As his Alzheimer’s progressed, we still had lovely conversations even though sometimes I was just a friendly stranger in his kitchen. On one of our last visits he started talking about World War II, something he had never done before. He talked about the “goddamn mud” and perpetually getting “some son of a bitch” unstuck, building corduroy roads and log stringer bridges for a convoy chasing the Germans on their retreat at the end of the war. But what stuck with me the most was his comment about the young recruits in camp. Some of them were worried that they wouldn’t be able to find their way to and from the latrines at night. “There was snow on the ground” he said, looking at the floor. “They just had to follow the footprints.” But Sergeant Dell Schroff still walked those scared recruits to the latrines.
My Grandma Eleanor followed him all over the Western half of North America, chasing work on farms and sawmills but mostly in the forest where Grandpa felled giant red cedar and Douglas-fir, white spruce and slender lodgepole pine, whatever tree species would bear the cost to support a growing family.
Often, for the whole family, this meant a life in the bush, living in tents, trailers and logging camps, or little houses in boom and bust towns. I recently asked my Grandma about it, did she find it hard? Did she do it to satisfy Grandpa’s wanderlust or was it a team effort? She said that she and Grandpa were a team, and there was so much of the life that she truly loved. But then again this is a woman who was known to strip off her shoes and socks to wade out into a fast flowing stream to fly fish for trout. And just shy of age 80 at that.
Some of my fondest memories are of camping with them in the bush, in an old travel trailer on the edge of the cutblock. Lying on the bed that transformed into the kitchen table and back again, I would pull the quilt up to my face and smell the mix of scents I can still summon from memory at a blink. Like Grandpa’s flannel shirts even after Grandma diligently laundered them, the quilt carried undertones of chain oil, saw gas, diesel fumes and Copenhagen tobacco.
I would drift off to sleep hearing their low talk through the thin wall of the bedroom. I couldn’t hear what they said, just Grandpa’s rumble, punctuated by my Grandma’s quiet nickering chuckle. It was clearly not just the talk of a curmudgeonly husband and tolerant wife, but dear old friends.

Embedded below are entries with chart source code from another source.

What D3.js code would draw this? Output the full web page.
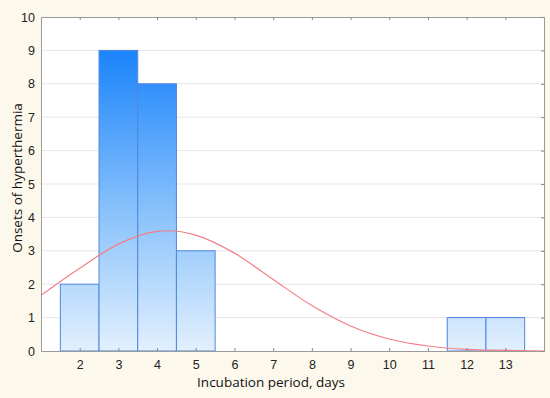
<!DOCTYPE html>
<html>
<head>
<meta charset="utf-8">
<script src="https://cdn.jsdelivr.net/npm/d3@7"></script>
<style>
  body { margin: 0; background: #fdf8ec; }
  svg { display: block; }
  .tick text { font-family: "Liberation Sans Narrow", "Liberation Sans", Arial, sans-serif; font-size: 12.5px; fill: #222; }
  .title { font-family: "Open Sans", "Noto Sans", sans-serif; font-size: 13.5px; fill: #111; }
</style>
</head>
<body>
<div id="chart"></div>
<script>
// histogram bins (lower edge, upper edge, count)
const binStart = [1.5, 2.5, 3.5, 4.5, 11.5, 12.5];
const binEnd   = [2.5, 3.5, 4.5, 5.5, 12.5, 13.5];
const counts   = [2, 9, 8, 3, 1, 1];

// fitted curve
const curveX = [1, 2, 3, 4, 4.3, 5, 6, 7, 8, 9, 10, 11, 12, 13, 14];
const curveY = [1.67, 2.48, 3.2, 3.58, 3.6, 3.47, 2.93, 2.14, 1.36, 0.75, 0.36, 0.15, 0.05, 0.02, 0.0];

const xTicks = [2, 3, 4, 5, 6, 7, 8, 9, 10, 11, 12, 13];
const yTicks = [0, 1, 2, 3, 4, 5, 6, 7, 8, 9, 10];

const width = 550, height = 398;
const margin = { left: 41, top: 17, right: 6, bottom: 47 };
const w = width - margin.left - margin.right;
const h = height - margin.top - margin.bottom;

const svg = d3.select("#chart").append("svg")
    .attr("width", width)
    .attr("height", height);

// cream frame
svg.append("rect")
    .attr("width", width).attr("height", height)
    .attr("fill", "#fdf8ec");

const g = svg.append("g")
    .attr("transform", "translate(" + margin.left + "," + margin.top + ")");

const xScale = d3.scaleLinear().domain([1, 14]).range([0, w]);
const yScale = d3.scaleLinear().domain([0, 10]).range([h, 0]);

g.append("rect").attr("width", w).attr("height", h).attr("fill", "#fff");

// gradient spanning the whole plot height
const grad = svg.append("defs").append("linearGradient")
    .attr("id", "barGrad")
    .attr("gradientUnits", "userSpaceOnUse")
    .attr("x1", 0).attr("x2", 0)
    .attr("y1", yScale(9)).attr("y2", yScale(0));
grad.append("stop").attr("offset", "0%").attr("stop-color", "#1b84fb");
grad.append("stop").attr("offset", "55%").attr("stop-color", "#8cc3fb");
grad.append("stop").attr("offset", "100%").attr("stop-color", "#e2f0fe");

// gridlines
g.append("g").selectAll("line")
    .data(yTicks.filter(d => d > 0 && d < 10))
    .join("line")
    .attr("x1", 0).attr("x2", w)
    .attr("y1", d => yScale(d)).attr("y2", d => yScale(d))
    .attr("stroke", "#e6e6e6").attr("stroke-width", 1);

// bars
g.append("g").selectAll("rect")
    .data(counts)
    .join("rect")
    .attr("x", (d, i) => xScale(binStart[i]))
    .attr("width", (d, i) => xScale(binEnd[i]) - xScale(binStart[i]))
    .attr("y", d => yScale(d))
    .attr("height", d => h - yScale(d))
    .attr("fill", "url(#barGrad)")
    .attr("stroke", "#4f86e0")
    .attr("stroke-width", 1);

// fitted curve
g.append("path")
    .datum(curveX.map((x, i) => ({ x: x, y: curveY[i] })))
    .attr("fill", "none")
    .attr("stroke", "#f27f86")
    .attr("stroke-width", 1.2)
    .attr("d", d3.line()
        .curve(d3.curveMonotoneX)
        .x(d => xScale(d.x))
        .y(d => yScale(d.y)));

// axes (ticks point inward)
const xAxis = d3.axisBottom(xScale).tickValues(xTicks).tickSize(-3).tickPadding(9);
const xTop = d3.axisTop(xScale).tickValues(xTicks).tickSize(-3).tickFormat("");
const yAxis = d3.axisLeft(yScale).tickValues(yTicks).tickSize(0).tickPadding(6);
const yRight = d3.axisRight(yScale).tickValues(yTicks).tickSize(-3).tickFormat("");

g.append("g").attr("class", "x-axis").attr("transform", "translate(0," + h + ")").call(xAxis);
g.append("g").attr("class", "x-top").call(xTop);
g.append("g").attr("class", "y-axis").call(yAxis);
g.append("g").attr("class", "y-right").attr("transform", "translate(" + w + ",0)").call(yRight);

g.selectAll(".domain").attr("stroke", "#9a9a9a");
g.selectAll(".tick line").attr("stroke", "#888");

// axis titles
svg.append("text")
    .attr("class", "title")
    .attr("x", 271).attr("y", 387)
    .attr("text-anchor", "middle")
    .text("Incubation period, days");

svg.append("text")
    .attr("class", "title")
    .attr("transform", "translate(22,178) rotate(-90)")
    .attr("text-anchor", "middle")
    .text("Onsets of hyperthermia");
</script>
</body>
</html>
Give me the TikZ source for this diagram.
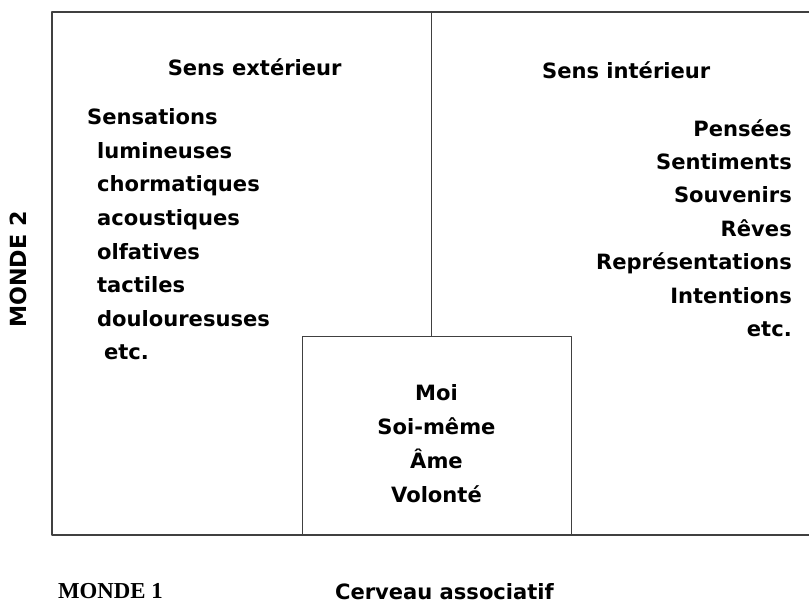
\documentclass[tikz,border=0pt]{standalone}
\usepackage{fontspec}
\setmainfont{DejaVu Sans}
\newfontfamily\serifmonde{Liberation Serif}
\begin{document}
\begin{tikzpicture}[x=0.03cm, y=-0.03cm, line join=round,
		font=\bfseries\fontsize{18}{21}\selectfont,
		mot/.style={inner sep=0pt},
		cadre/.style={line width=1.8pt, black!75}]
		\def\xg{52} \def\xd{810} \def\yh{12} \def\yb{536}
		\def\xm{432} \def\ym{337}
		\useasboundingbox (0,0) rectangle (811,611);
		%	\draw[color=gray!50,dashed] (0,0) grid[step=50] (810,611);
		\draw[cadre] (\xd,\yh)--(\xg,\yh)--(\xg,\yb)--(\xd,\yb);
		\draw[cadre, line width=1.2pt] (\xm,\yh)--(\xm,\ym);
		\draw[cadre, line width=1.2pt] (303,\yb) rectangle (572,\ym);
		\node[mot] (ext) at (255,67) {Sens extérieur};
		\node[mot] (int) at (627,70) {Sens intérieur};
		% liste de gauche
		\node[mot, anchor=base west] (g1) at (87,125) {Sensations};
		\foreach \t [count=\i] in {lumineuses,chormatiques,acoustiques,olfatives,tactiles,douloure­suses}
		\node[mot, anchor=base west] (g\i) at (97,{125+33.6*\i}) {\t};
		\node[mot, anchor=base west] (getc) at (104,360) {etc.};
		% liste de droite
		\foreach \t [count=\i] in {Pensées,Sentiments,Souvenirs,Rêves,Représentations,Intentions,etc.}
		\node[mot, anchor=base east] (d\i) at (793,{103+33.4*\i}) {\t};
		% moi
		\foreach \t [count=\i] in {Moi,Soi-même,Âme,Volonté}
		\node[mot, anchor=base] (m\i) at (437,{367+34*\i}) {\t};
		\node[mot, anchor=base] (cerveau) at (445,600) {Cerveau associatif};
		\node[mot, anchor=west, font=\serifmonde\bfseries\fontsize{19.5}{22}\selectfont] (monde1) at (58,592) {MONDE 1};
		\node[mot, rotate=90, font=\bfseries\fontsize{19}{22}\selectfont] (monde2) at (18,270) {MONDE 2};
		\end{tikzpicture}
\end{document}
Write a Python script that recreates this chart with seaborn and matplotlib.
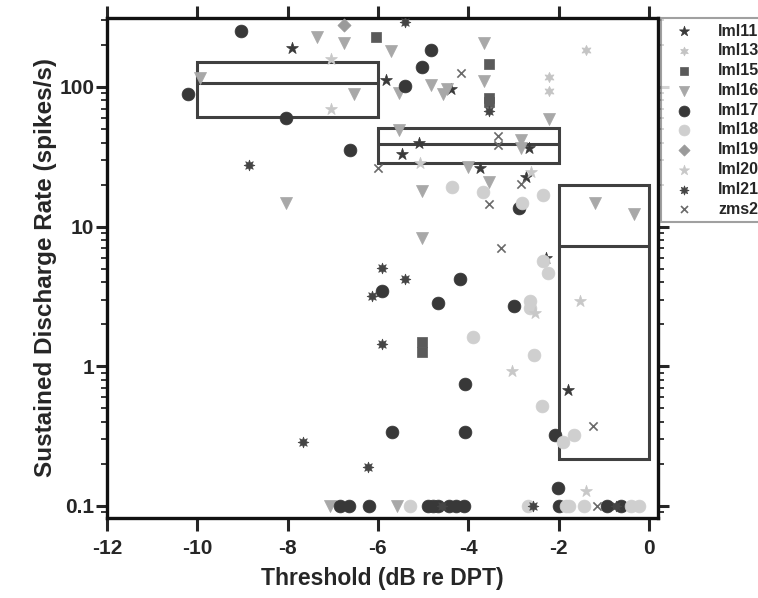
import numpy as np
import pandas as pd
import matplotlib
matplotlib.use("Agg")
import matplotlib.pyplot as plt
import seaborn as sns
from matplotlib.patches import Rectangle
from matplotlib.ticker import FixedLocator, FixedFormatter, LogLocator, NullFormatter

# --- DATA ---
units = ["lml11", "lml13", "lml15", "lml16", "lml17", "lml18", "lml19", "lml20", "lml21", "zms2"]

lml11_x = [-7.9, -5.83, -4.39, -5.1, -2.66, -5.46, -3.73, -2.73, -2.28, -1.8]
lml11_y = [189, 113, 96, 39.5, 36.3, 33, 26.1, 22.5, 6.0, 0.68]

lml13_x = [-2.22, -2.22, -1.4]
lml13_y = [117, 93, 183]

lml15_x = [-6.05, -3.53, -3.53, -3.53, -5.03, -5.03]
lml15_y = [226, 145, 84, 77.6, 1.49, 1.26]

lml16_x = [-7.34, -6.76, -9.93, -6.52, -5.72, -4.83, -5.54, -4.55, -4.46, -3.64, -3.66, -2.22,
           -5.54, -2.84, -2.84, -4.01, -3.55, -5.03, -8.03, -1.2, -0.33, -5.03, -7.05, -5.57]
lml16_y = [228, 205, 115, 88.5, 180, 104, 90, 88.5, 96, 205, 110, 58.6,
           49, 41.5, 36.3, 26.6, 20.8, 17.9, 14.7, 14.7, 12.4, 8.25, 0.1, 0.1]

lml17_x = [-9.03, -10.2, -8.03, -6.61, -4.83, -5.03, -5.39, -2.88, -5.92, -4.19, -4.68, -2.99,
           -4.08, -5.68, -4.08, -2.09, -2.02,
           -6.83, -6.63, -6.19, -4.90, -4.79, -4.68, -4.43, -4.28, -4.10, -2.0, -0.93, -0.62]
lml17_y = [250, 88.5, 59.6, 35.2, 183, 140, 101, 13.5, 3.44, 4.2, 2.83, 2.69,
           0.74, 0.34, 0.34, 0.32, 0.134,
           0.1, 0.1, 0.1, 0.1, 0.1, 0.1, 0.1, 0.1, 0.1, 0.1, 0.1, 0.1]

lml18_x = [-4.37, -3.68, -2.80, -2.35, -2.35, -2.24, -2.64, -2.64, -3.90, -2.55, -2.37, -1.91, -1.66,
           -5.28, -2.68, -1.84, -1.77, -1.44, -0.40, -0.22]
lml18_y = [19.1, 17.6, 14.7, 16.8, 5.65, 4.63, 2.92, 2.6, 1.61, 1.2, 0.52, 0.286, 0.32,
           0.1, 0.1, 0.1, 0.1, 0.1, 0.1, 0.1]

lml19_x = [-6.76]
lml19_y = [276]

lml20_x = [-7.03, -7.03, -5.06, -2.62, -2.53, -1.53, -3.04, -1.40]
lml20_y = [158, 70, 28.4, 24.5, 2.4, 2.92, 0.92, 0.127]

lml21_x = [-5.41, -8.85, -3.55, -5.92, -5.41, -6.14, -5.92, -7.65, -6.21, -4.57, -2.57, -0.73]
lml21_y = [290, 27.5, 67, 5.03, 4.2, 3.17, 1.44, 0.286, 0.189, 0.1, 0.1, 0.1]

zms2_x = [-6.0, -4.15, -3.35, -3.35, -2.84, -3.53, -3.28, -1.24, -1.15]
zms2_y = [26.1, 125, 44.3, 38.2, 20.1, 14.4, 7.0, 0.37, 0.1]

# summary boxes (threshold bins)
box_left = [-10, -6, -2]
box_right = [-6, -2, 0]
box_low = [61, 28.6, 0.216]
box_med = [106, 39, 7.3]
box_high = [151, 51, 20]

xs = [lml11_x, lml13_x, lml15_x, lml16_x, lml17_x, lml18_x, lml19_x, lml20_x, lml21_x, zms2_x]
ys = [lml11_y, lml13_y, lml15_y, lml16_y, lml17_y, lml18_y, lml19_y, lml20_y, lml21_y, zms2_y]

markers = {"lml11": "*", "lml13": (6, 1, 0), "lml15": "s", "lml16": "v", "lml17": "o",
           "lml18": "o", "lml19": "D", "lml20": "*", "lml21": (8, 1, 0), "zms2": "x"}
colors = {"lml11": "#3a3a3a", "lml13": "#c4c4c4", "lml15": "#5a5a5a", "lml16": "#a8a8a8",
          "lml17": "#383838", "lml18": "#cfcfcf", "lml19": "#9a9a9a", "lml20": "#c8c8c8",
          "lml21": "#454545", "zms2": "#6a6a6a"}
sizes = {"lml11": 80, "lml13": 55, "lml15": 50, "lml16": 75, "lml17": 85,
         "lml18": 85, "lml19": 45, "lml20": 80, "lml21": 60, "zms2": 35}

sns.set_style("ticks")
plt.rcParams['font.family'] = ['Liberation Sans', 'DejaVu Sans']

fig = plt.figure(figsize=(7.58, 5.98), dpi=100)
ax = fig.add_axes([0.141, 0.134, 0.727, 0.836])

for u, x, y in zip(units, xs, ys):
    df = pd.DataFrame({"x": x, "y": y})
    if markers[u] == "x":
        sns.scatterplot(data=df, x="x", y="y", marker="x", color=colors[u], s=sizes[u],
                        linewidth=1.2, label=u, ax=ax, zorder=3)
    else:
        sns.scatterplot(data=df, x="x", y="y", marker=markers[u], color=colors[u], s=sizes[u],
                        edgecolor=colors[u], linewidth=0.5, label=u, ax=ax, zorder=3)

for l, r, lo, md, hi in zip(box_left, box_right, box_low, box_med, box_high):
    ax.add_patch(Rectangle((l, lo), r - l, hi - lo, fill=False, edgecolor="#404040",
                           linewidth=2.2, zorder=2))
    ax.hlines(md, l, r, color="#404040", linewidth=2.2, zorder=2)

ax.set_yscale("log")
ax.set_xlim(-12, 0.2)
ax.set_ylim(0.082, 312)
ax.set_xticks([-12, -10, -8, -6, -4, -2, 0])
ax.set_xticklabels(["-12", "-10", "-8", "-6", "-4", "-2", "0"])
ax.yaxis.set_major_locator(FixedLocator([0.1, 1, 10, 100]))
ax.yaxis.set_major_formatter(FixedFormatter(["0.1", "1", "10", "100"]))
ax.yaxis.set_minor_locator(LogLocator(base=10, subs=np.arange(2, 10)))
ax.yaxis.set_minor_formatter(NullFormatter())

for s in ax.spines.values():
    s.set_linewidth(2.4)
    s.set_color("#111111")
ax.tick_params(axis="x", which="major", direction="out", length=9, width=2.2,
               labelsize=15, pad=6, top=True)
ax.tick_params(axis="y", which="major", direction="out", length=8, width=2.2,
               labelsize=15, pad=1, right=True)
ax.tick_params(axis="y", which="minor", direction="out", length=4, width=1.3, right=True)
for lab in ax.get_xticklabels() + ax.get_yticklabels():
    lab.set_fontweight("bold")

ax.set_xlabel("Threshold (dB re DPT)", fontsize=16.5, fontweight="bold", labelpad=7)
ax.set_ylabel("Sustained Discharge Rate (spikes/s)", fontsize=17.5, fontweight="bold", labelpad=2)

leg = ax.legend(loc="upper left", bbox_to_anchor=(1.006, 1.0), frameon=True, fancybox=False,
                prop={"weight": "bold", "size": 11.5}, handletextpad=1.0, labelspacing=0.3,
                borderpad=0.35, borderaxespad=0, markerscale=0.85, handlelength=2.2)
leg.get_frame().set_edgecolor("#888888")
leg.get_frame().set_linewidth(1.5)

plt.savefig("out.png", dpi=100)
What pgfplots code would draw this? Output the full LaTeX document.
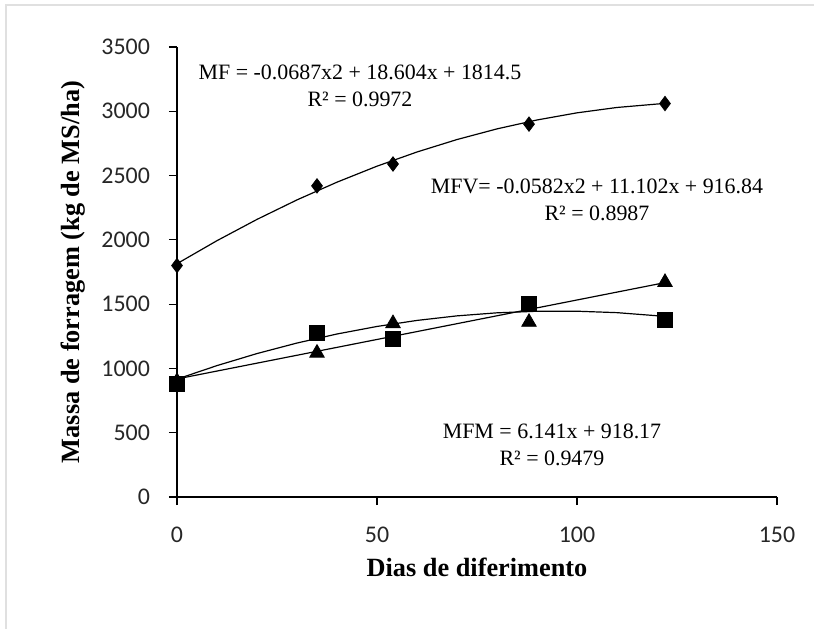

Great story and memories Alistair , me now being in my twilight years and of similar age to what you referred to for your granparents I would like to think that my grankids will remember me with the same depth of affection as shown by you towards yours , how I wish I could speak to mine now , there is so much more that I now understand.
Well said, Connie. I am sure your grandkids will look fondly on the adventures of their Granddad! And very well said about perspectives as you age. Our elders have much to teach us, but we aren’t always ready for the lessons.
Love your musings.
Thank you, Pam. I am happy you appreciate the posts and I look forward to getting more thoughts onto the site… soon.
Awe, my son, you have brought tears to my eyes again. Dell was a very dear curmudgeon. I loved him very much. He was the dad I never had and I am so thankful he was such a big part of my kids’ lives, too.
Thank you for the kind words. Hard to believe that he has been gone for ten years, but he still lives large in our memories.
A great story. A great guy, too, from what I remember.